== Dataset content
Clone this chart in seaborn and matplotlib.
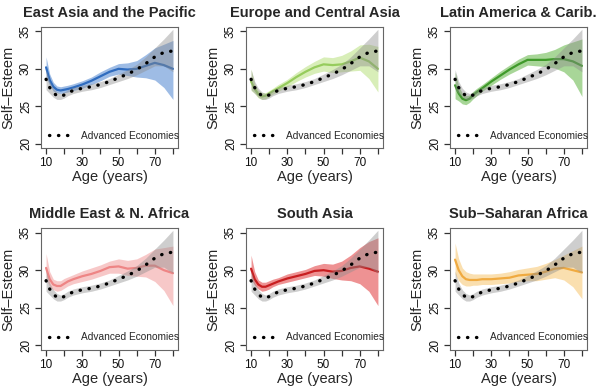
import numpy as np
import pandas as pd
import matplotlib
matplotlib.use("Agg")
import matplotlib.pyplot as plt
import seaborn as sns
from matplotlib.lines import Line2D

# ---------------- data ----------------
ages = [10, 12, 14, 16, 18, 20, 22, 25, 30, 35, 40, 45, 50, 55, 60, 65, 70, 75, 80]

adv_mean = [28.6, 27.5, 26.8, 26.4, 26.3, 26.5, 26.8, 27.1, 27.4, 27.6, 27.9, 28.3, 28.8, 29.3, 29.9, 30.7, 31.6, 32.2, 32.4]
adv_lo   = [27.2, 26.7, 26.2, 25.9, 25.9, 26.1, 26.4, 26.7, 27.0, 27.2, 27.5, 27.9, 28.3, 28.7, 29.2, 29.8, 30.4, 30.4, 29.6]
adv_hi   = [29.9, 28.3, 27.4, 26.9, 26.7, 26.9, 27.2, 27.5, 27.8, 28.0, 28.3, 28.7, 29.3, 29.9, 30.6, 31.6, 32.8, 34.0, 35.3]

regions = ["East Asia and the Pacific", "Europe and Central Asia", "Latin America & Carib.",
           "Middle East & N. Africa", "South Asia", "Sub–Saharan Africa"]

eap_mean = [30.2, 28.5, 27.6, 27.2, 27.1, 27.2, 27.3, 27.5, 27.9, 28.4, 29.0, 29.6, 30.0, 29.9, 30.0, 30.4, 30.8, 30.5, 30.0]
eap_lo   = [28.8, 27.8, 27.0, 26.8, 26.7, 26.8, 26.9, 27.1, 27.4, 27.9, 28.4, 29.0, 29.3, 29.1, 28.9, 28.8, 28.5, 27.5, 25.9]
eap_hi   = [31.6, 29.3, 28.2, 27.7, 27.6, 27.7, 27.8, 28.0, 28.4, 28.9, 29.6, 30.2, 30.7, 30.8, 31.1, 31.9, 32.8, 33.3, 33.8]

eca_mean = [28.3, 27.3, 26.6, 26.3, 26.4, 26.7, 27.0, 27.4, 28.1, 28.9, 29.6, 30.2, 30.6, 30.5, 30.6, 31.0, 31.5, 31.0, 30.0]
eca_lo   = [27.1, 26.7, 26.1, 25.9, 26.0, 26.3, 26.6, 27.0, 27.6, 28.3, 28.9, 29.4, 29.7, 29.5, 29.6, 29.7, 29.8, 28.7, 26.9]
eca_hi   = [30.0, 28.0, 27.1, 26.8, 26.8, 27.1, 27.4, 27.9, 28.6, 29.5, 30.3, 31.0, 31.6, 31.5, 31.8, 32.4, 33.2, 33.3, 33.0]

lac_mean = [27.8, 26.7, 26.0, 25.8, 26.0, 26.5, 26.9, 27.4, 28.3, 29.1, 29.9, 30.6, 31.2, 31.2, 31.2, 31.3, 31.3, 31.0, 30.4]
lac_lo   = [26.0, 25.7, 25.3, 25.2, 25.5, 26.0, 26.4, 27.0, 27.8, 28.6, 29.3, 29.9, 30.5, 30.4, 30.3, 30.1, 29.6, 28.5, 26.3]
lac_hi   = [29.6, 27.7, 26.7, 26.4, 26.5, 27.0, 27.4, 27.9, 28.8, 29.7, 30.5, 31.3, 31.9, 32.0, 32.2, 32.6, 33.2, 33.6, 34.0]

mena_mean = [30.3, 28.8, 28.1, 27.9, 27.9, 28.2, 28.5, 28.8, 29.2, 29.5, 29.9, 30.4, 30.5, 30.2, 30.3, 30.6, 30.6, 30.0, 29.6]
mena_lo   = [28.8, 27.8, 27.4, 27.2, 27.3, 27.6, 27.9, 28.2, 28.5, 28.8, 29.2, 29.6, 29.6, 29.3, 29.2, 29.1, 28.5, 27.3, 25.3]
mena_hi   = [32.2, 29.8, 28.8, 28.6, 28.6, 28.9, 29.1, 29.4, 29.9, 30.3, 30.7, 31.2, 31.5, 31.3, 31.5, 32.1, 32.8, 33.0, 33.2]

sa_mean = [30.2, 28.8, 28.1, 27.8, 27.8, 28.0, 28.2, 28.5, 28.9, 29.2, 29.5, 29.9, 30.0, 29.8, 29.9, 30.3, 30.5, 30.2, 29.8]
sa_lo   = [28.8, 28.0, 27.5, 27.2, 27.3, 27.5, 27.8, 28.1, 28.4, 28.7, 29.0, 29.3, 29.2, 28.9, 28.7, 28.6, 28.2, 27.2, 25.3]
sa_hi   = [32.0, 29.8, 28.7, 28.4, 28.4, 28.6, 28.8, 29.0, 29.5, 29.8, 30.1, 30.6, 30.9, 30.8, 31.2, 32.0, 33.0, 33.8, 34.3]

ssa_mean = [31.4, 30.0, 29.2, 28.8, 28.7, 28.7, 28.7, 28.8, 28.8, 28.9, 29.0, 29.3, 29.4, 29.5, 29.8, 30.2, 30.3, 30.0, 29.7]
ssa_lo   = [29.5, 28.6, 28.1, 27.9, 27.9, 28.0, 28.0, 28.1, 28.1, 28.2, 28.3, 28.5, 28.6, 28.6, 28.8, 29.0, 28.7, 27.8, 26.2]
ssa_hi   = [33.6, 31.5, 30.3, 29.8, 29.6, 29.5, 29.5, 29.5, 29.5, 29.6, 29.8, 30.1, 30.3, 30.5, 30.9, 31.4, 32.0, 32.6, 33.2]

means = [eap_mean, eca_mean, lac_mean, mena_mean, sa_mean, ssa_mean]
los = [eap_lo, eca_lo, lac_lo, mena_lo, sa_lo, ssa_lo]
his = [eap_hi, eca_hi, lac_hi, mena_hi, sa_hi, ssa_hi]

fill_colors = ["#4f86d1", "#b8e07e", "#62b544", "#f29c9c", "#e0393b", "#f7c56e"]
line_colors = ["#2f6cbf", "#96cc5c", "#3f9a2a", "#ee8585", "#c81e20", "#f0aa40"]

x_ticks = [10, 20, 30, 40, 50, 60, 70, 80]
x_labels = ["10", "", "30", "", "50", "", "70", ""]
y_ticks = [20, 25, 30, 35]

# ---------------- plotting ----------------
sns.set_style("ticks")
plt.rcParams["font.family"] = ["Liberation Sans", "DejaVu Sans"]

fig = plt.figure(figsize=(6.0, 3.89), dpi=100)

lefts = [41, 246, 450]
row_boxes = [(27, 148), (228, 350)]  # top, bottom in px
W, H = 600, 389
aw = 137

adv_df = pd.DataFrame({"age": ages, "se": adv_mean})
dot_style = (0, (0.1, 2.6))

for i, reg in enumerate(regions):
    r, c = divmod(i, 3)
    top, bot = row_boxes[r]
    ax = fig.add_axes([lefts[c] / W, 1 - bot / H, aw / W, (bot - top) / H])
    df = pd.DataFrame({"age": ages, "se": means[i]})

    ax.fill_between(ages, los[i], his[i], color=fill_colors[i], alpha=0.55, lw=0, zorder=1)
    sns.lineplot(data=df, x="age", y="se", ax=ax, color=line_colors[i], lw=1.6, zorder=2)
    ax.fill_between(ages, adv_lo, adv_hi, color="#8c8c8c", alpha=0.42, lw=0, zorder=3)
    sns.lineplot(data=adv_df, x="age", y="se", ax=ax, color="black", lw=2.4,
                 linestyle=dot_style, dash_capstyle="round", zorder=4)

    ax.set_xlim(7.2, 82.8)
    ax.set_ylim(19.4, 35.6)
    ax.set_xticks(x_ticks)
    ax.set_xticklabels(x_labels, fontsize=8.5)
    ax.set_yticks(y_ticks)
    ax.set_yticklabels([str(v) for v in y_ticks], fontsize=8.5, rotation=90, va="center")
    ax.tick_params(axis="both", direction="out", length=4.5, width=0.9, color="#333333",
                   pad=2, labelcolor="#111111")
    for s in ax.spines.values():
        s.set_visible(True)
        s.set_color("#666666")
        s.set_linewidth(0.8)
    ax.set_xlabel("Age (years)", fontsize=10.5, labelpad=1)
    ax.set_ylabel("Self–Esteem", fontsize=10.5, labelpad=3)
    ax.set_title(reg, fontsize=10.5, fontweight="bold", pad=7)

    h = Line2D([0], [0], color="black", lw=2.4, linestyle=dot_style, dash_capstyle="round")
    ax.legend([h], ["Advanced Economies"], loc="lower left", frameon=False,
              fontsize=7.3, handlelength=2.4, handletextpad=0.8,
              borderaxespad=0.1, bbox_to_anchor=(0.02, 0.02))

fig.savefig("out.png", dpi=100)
====
▶ [What the task asks]: Reproduce the data above word for word from its first line through the line that holds "33.2, 33.3, 33.0]", both ends included; skip pictures.

▶ [Solution to this task]:
Clone this chart in seaborn and matplotlib.
import numpy as np
import pandas as pd
import matplotlib
matplotlib.use("Agg")
import matplotlib.pyplot as plt
import seaborn as sns
from matplotlib.lines import Line2D

# ---------------- data ----------------
ages = [10, 12, 14, 16, 18, 20, 22, 25, 30, 35, 40, 45, 50, 55, 60, 65, 70, 75, 80]

adv_mean = [28.6, 27.5, 26.8, 26.4, 26.3, 26.5, 26.8, 27.1, 27.4, 27.6, 27.9, 28.3, 28.8, 29.3, 29.9, 30.7, 31.6, 32.2, 32.4]
adv_lo   = [27.2, 26.7, 26.2, 25.9, 25.9, 26.1, 26.4, 26.7, 27.0, 27.2, 27.5, 27.9, 28.3, 28.7, 29.2, 29.8, 30.4, 30.4, 29.6]
adv_hi   = [29.9, 28.3, 27.4, 26.9, 26.7, 26.9, 27.2, 27.5, 27.8, 28.0, 28.3, 28.7, 29.3, 29.9, 30.6, 31.6, 32.8, 34.0, 35.3]

regions = ["East Asia and the Pacific", "Europe and Central Asia", "Latin America & Carib.",
           "Middle East & N. Africa", "South Asia", "Sub–Saharan Africa"]

eap_mean = [30.2, 28.5, 27.6, 27.2, 27.1, 27.2, 27.3, 27.5, 27.9, 28.4, 29.0, 29.6, 30.0, 29.9, 30.0, 30.4, 30.8, 30.5, 30.0]
eap_lo   = [28.8, 27.8, 27.0, 26.8, 26.7, 26.8, 26.9, 27.1, 27.4, 27.9, 28.4, 29.0, 29.3, 29.1, 28.9, 28.8, 28.5, 27.5, 25.9]
eap_hi   = [31.6, 29.3, 28.2, 27.7, 27.6, 27.7, 27.8, 28.0, 28.4, 28.9, 29.6, 30.2, 30.7, 30.8, 31.1, 31.9, 32.8, 33.3, 33.8]

eca_mean = [28.3, 27.3, 26.6, 26.3, 26.4, 26.7, 27.0, 27.4, 28.1, 28.9, 29.6, 30.2, 30.6, 30.5, 30.6, 31.0, 31.5, 31.0, 30.0]
eca_lo   = [27.1, 26.7, 26.1, 25.9, 26.0, 26.3, 26.6, 27.0, 27.6, 28.3, 28.9, 29.4, 29.7, 29.5, 29.6, 29.7, 29.8, 28.7, 26.9]
eca_hi   = [30.0, 28.0, 27.1, 26.8, 26.8, 27.1, 27.4, 27.9, 28.6, 29.5, 30.3, 31.0, 31.6, 31.5, 31.8, 32.4, 33.2, 33.3, 33.0]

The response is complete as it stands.